■ Instructions to follow:
Could you repeat, exactly as they stand, the lines between the one with "Rebuild this diagram" and the one with "(g\r\c) at (\x,\y)", inclusive, minus the pictures?

---*---

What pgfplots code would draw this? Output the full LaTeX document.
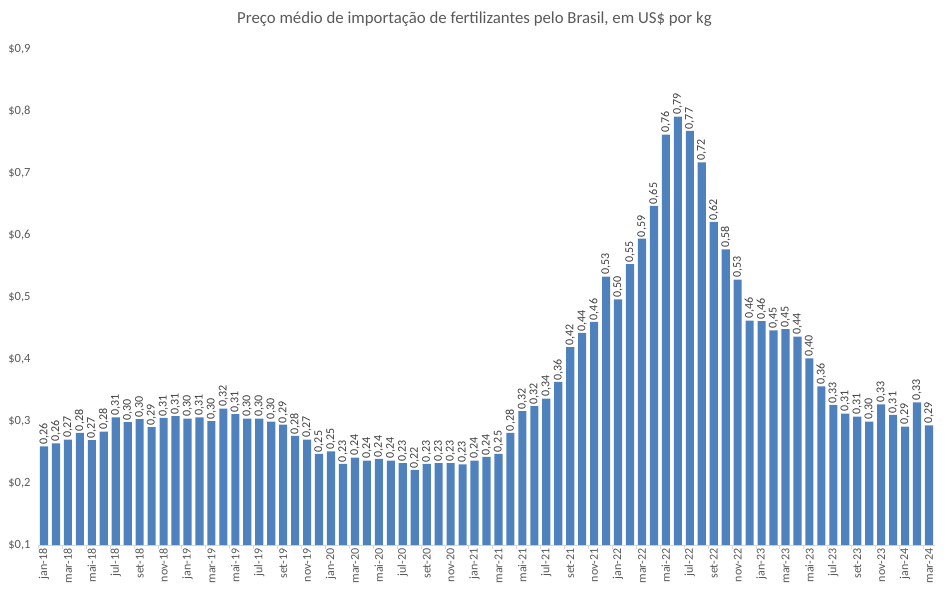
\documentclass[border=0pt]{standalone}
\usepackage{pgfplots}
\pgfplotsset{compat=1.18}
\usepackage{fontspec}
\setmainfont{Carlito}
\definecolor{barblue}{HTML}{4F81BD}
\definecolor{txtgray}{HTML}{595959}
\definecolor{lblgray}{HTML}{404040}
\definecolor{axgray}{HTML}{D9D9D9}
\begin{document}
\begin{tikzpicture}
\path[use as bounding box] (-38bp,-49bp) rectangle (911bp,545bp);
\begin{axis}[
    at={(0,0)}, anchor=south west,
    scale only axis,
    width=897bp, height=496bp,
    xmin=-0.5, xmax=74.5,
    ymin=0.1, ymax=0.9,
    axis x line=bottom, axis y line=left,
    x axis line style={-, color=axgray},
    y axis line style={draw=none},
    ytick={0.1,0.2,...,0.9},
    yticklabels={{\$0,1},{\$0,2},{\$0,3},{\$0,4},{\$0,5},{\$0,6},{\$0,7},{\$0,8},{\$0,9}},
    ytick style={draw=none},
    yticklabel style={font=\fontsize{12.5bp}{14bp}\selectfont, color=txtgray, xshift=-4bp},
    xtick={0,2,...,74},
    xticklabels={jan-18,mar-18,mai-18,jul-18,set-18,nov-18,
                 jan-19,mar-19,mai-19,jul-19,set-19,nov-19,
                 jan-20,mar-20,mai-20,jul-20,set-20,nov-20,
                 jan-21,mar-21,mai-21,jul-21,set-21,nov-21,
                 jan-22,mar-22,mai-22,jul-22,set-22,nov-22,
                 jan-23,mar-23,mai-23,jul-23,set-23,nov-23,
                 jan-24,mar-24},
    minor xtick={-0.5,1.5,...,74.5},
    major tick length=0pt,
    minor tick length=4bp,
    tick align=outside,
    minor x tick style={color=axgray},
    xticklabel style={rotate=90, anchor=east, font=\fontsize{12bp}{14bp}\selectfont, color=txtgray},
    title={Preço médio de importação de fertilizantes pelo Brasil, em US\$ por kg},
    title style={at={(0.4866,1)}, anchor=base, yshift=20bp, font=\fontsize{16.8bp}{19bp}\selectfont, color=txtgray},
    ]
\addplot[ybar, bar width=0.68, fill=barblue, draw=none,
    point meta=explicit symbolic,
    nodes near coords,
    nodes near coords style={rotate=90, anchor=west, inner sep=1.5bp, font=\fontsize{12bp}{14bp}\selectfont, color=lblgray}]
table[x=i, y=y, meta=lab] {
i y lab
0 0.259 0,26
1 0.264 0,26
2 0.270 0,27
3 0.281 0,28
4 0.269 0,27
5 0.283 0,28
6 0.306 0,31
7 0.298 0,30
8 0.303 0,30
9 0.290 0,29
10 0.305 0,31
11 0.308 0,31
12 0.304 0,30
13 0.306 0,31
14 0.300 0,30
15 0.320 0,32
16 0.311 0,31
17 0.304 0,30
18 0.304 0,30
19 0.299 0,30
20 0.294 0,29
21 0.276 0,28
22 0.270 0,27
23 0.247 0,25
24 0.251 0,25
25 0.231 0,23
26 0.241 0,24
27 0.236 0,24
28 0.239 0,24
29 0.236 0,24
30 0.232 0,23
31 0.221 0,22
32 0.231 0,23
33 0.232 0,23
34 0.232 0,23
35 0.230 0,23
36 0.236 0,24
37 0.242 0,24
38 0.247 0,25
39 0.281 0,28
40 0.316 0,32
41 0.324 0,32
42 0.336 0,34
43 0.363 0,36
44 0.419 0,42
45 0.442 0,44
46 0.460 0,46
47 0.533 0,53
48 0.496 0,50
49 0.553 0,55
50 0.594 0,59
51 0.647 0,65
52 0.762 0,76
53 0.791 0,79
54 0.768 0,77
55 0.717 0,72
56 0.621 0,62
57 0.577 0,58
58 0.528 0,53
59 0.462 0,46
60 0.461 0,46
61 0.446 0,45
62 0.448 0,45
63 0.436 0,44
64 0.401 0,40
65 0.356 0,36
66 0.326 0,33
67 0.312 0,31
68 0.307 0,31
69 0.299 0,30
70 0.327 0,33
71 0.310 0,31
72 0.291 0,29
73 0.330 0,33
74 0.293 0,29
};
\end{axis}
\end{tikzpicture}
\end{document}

---*---

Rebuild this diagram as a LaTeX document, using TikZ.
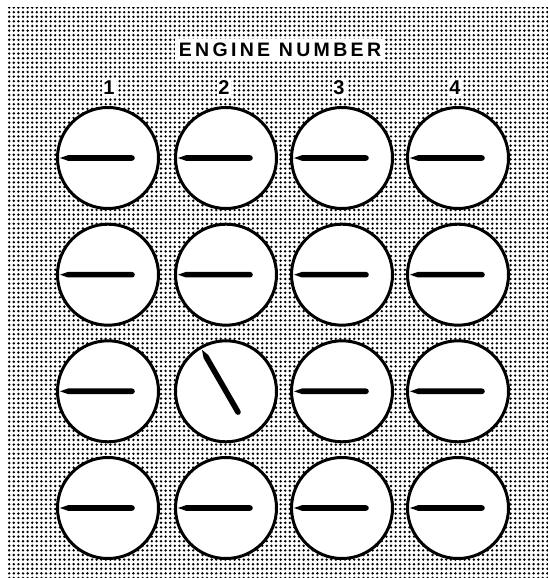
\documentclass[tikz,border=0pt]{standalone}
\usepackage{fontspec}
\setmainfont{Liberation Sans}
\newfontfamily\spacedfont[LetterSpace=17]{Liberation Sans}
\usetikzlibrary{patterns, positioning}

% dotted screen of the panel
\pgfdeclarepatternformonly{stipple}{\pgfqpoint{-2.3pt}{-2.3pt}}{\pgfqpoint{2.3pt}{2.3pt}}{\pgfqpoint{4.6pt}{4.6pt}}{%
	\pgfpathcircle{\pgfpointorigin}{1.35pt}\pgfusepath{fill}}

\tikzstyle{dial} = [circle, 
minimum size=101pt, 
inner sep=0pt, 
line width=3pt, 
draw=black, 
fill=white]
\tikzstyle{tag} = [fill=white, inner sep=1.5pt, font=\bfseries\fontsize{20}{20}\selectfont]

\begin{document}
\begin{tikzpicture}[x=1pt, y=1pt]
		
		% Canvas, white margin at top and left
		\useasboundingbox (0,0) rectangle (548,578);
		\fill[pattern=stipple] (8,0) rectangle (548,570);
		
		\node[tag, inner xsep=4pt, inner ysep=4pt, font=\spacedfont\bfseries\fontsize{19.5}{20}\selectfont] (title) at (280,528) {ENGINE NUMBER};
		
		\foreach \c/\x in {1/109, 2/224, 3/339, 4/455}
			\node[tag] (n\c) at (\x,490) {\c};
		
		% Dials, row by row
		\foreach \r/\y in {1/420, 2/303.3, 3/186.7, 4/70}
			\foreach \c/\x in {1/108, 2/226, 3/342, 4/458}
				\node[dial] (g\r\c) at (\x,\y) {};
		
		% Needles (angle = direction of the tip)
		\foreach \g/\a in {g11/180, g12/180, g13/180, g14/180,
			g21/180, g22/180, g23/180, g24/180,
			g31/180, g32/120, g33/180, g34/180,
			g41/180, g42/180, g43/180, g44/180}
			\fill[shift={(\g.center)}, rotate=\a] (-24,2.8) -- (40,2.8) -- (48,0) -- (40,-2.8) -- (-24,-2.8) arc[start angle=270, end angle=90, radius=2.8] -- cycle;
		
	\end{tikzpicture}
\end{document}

---*---

■ Written solution:
Rebuild this diagram as a LaTeX document, using TikZ.
\documentclass[tikz,border=0pt]{standalone}
\usepackage{fontspec}
\setmainfont{Liberation Sans}
\newfontfamily\spacedfont[LetterSpace=17]{Liberation Sans}
\usetikzlibrary{patterns, positioning}

% dotted screen of the panel
\pgfdeclarepatternformonly{stipple}{\pgfqpoint{-2.3pt}{-2.3pt}}{\pgfqpoint{2.3pt}{2.3pt}}{\pgfqpoint{4.6pt}{4.6pt}}{%
	\pgfpathcircle{\pgfpointorigin}{1.35pt}\pgfusepath{fill}}

\tikzstyle{dial} = [circle, 
minimum size=101pt, 
inner sep=0pt, 
line width=3pt, 
draw=black, 
fill=white]
\tikzstyle{tag} = [fill=white, inner sep=1.5pt, font=\bfseries\fontsize{20}{20}\selectfont]

\begin{document}
\begin{tikzpicture}[x=1pt, y=1pt]
		
		% Canvas, white margin at top and left
		\useasboundingbox (0,0) rectangle (548,578);
		\fill[pattern=stipple] (8,0) rectangle (548,570);
		
		\node[tag, inner xsep=4pt, inner ysep=4pt, font=\spacedfont\bfseries\fontsize{19.5}{20}\selectfont] (title) at (280,528) {ENGINE NUMBER};
		
		\foreach \c/\x in {1/109, 2/224, 3/339, 4/455}
			\node[tag] (n\c) at (\x,490) {\c};
		
		% Dials, row by row
		\foreach \r/\y in {1/420, 2/303.3, 3/186.7, 4/70}
			\foreach \c/\x in {1/108, 2/226, 3/342, 4/458}
				\node[dial] (g\r\c) at (\x,\y) {};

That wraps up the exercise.